Quienes no acuerdan con ellas las invalidan apelando a su supuesta “irracionalidad”. Los más buenos dicen que están doloridas; y los otros, que sólo “odian”. Qué raros ciertos discursos de la democracia argentina, que insisten en no dar cuenta acabadamente de las Madres y su aporte definitorio al acervo popular, acaso demostrando en su envés que no les perdonan un gesto que, al tiempo que las distingue de modo peculiar en toda la historia de Occidente, invalida a sus críticos: haber ocupado en absoluta soledad la Plaza de Mayo, quizá en el momento más “inoportuno” y cruel de nuestra historia social.
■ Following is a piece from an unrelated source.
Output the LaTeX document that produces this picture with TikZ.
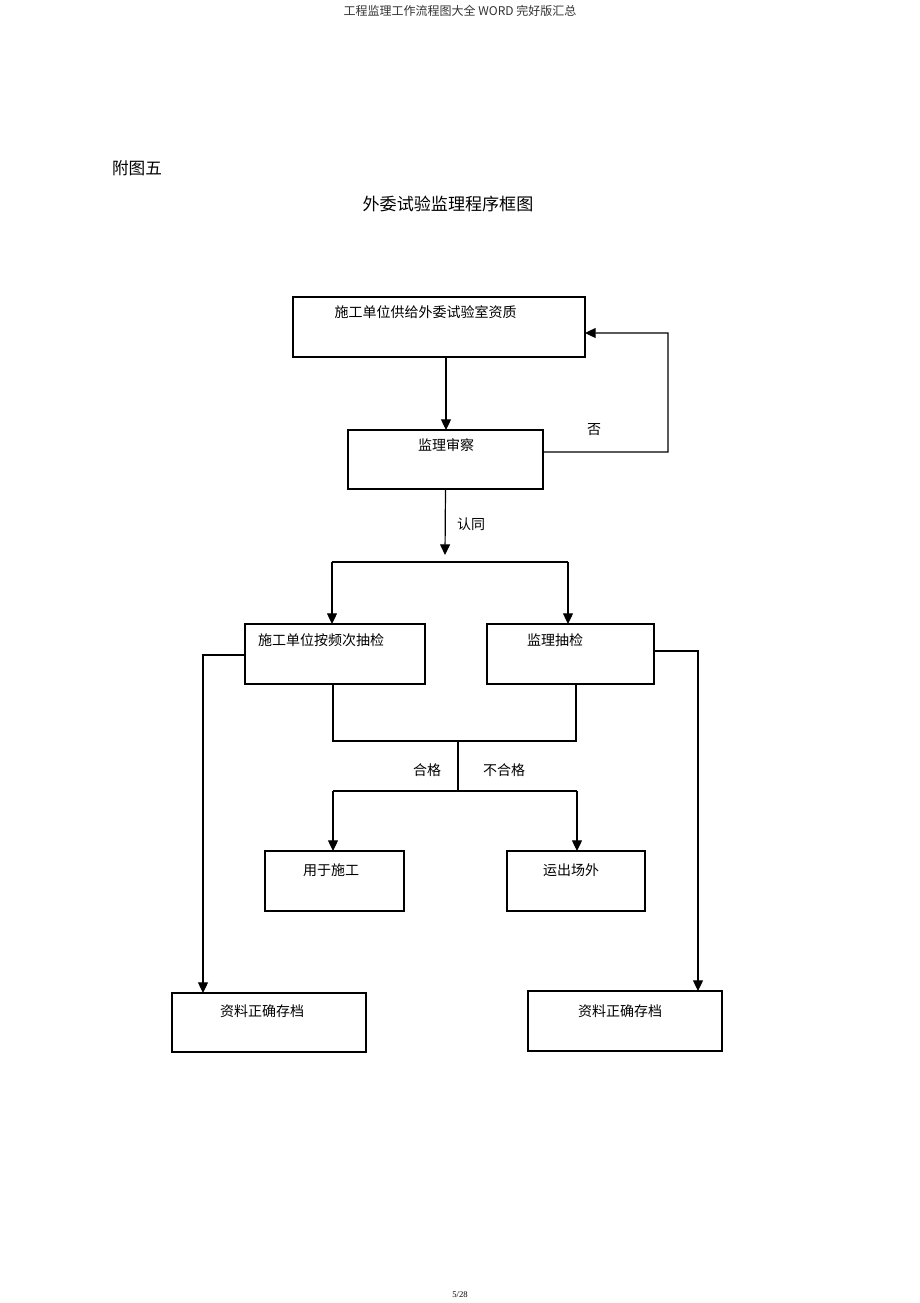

Su penúltima aventura, sin embargo, es muy otra: su desembarco en los barrios más olvidados del país, las villas miserias, al comando de la Misión Sueños Compartidos. La primera edificación que iniciaron fue Ciudad Oculta, en 2006; la última todavía no empezó. Cuando plantaron el primer poste entre el barro de la villa de Mataderos, Hebe dio un discurso en el que pidió perdón a sus habitantes por no haber ido antes a construir junto a ellos sus viviendas.
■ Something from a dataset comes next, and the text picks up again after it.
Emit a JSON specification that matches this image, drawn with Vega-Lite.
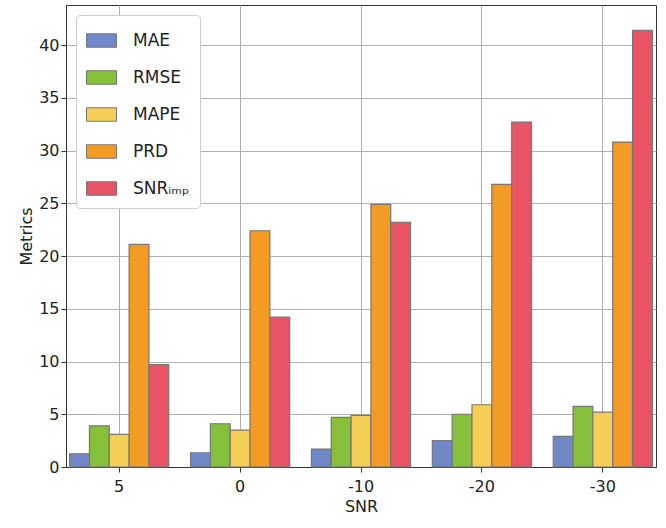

Es que las Madres son así. Su miel es dulce y cáustica. De allí su carácter y convicción revolucionarios, su firmeza toda suave. Muchos dicen que el dolor está invicto, que fracasa la ilusión, pero el sufrimiento jamás. “Son los ilusos del dolor”, como dijo Juan Gelman. Pero esos muchos que piensan poco, inventores de teorías gordas y aportes finitos, se equivocan. La única imbatible es la esperanza, si no cómo se explica el fenómeno de estas mujeres.
A esa plaza que les dio el nombre, el primer cobijo, ellas le devolvieron un país. Rasparon su piedra con palitos y descubrieron una comarca debajo. La Patria renació bajo las tejas del piso de la Plaza. Las Madres la alumbraron. Pasaron 34 años y ahora el país, nuestro país, ya está aprendiendo a caminar. Pide cada vez menos upa. El babero se enchastra todavía cuando come, pero embucha solo. Agarra con fuerza la cuchara. Hunde el pan en la sopa y chupa. Está grande ya en su terrible adolecer. Pía con fruición de primavera. Son las Madres. Y sin embargo, su humildad es tan orgullosa y compañera que reconocen, no en su mérito, sino en la orden del presidente Kirchner al jefe militar de que descuelgue los cuadros de los genocidas, el resurgimiento de ese país.  
Sin ademanes de ocasión ni los histeriqueos característicos en ciertas prácticas militantes, las Madres enseñan día a día que luchar no es cuestión de quién tiene la bandera más ancha. Que las discusiones se ganan con el cuerpo. Que cabeza y corazón no disputan nada entre sí, sino contra cabeza y corazón del enemigo, que es de clase. Que la entrega a la causa demanda mucho más que un cuarto de hora de efusión contestadora. He ahí, quizás, su aporte decisivo a la causa de los pueblos y la libertad: se lucha como se vive, todos los minutos de todas las horas de cada día.
¿Adónde se cruzan la poesía y la Revolución? Si eso ocurriera alguna vez, ¿en qué última e íntima esquina, misterio o palabra, se daría el encuentro? ¿En un pájaro? ¿En vientos que pasan volando por acá? ¿En sueños, tardes, tormentas? ¿En el rojo profundo que hace el sol cuando se esconde atrás del día? ¿En una mujer?
En una mujer. Definitivamente, allí hicieron su casa la poesía y la Revolución. Ambas hicieron fuego para que no se apaguen nunca las rabias, las rebeldías que soplan desde el fondo o patio de los siglos. Al final de una mujer, Revolución se limpia con poesía las mugres del día que pasó.
La alegría, siempre; el dolor, sí, pero la tristeza, jamás. Ahí van las que nunca cotizaron en plata o sosiego la vida de sus hijos. Las Madres de Plaza de Mayo sí que están invictas. Las más jóvenes de entre todas las púberes, ellas, nuestras queridas viejas. ¿A cuál derrota le exigirán ahora una revancha, a cuál muerte otra oportunidad?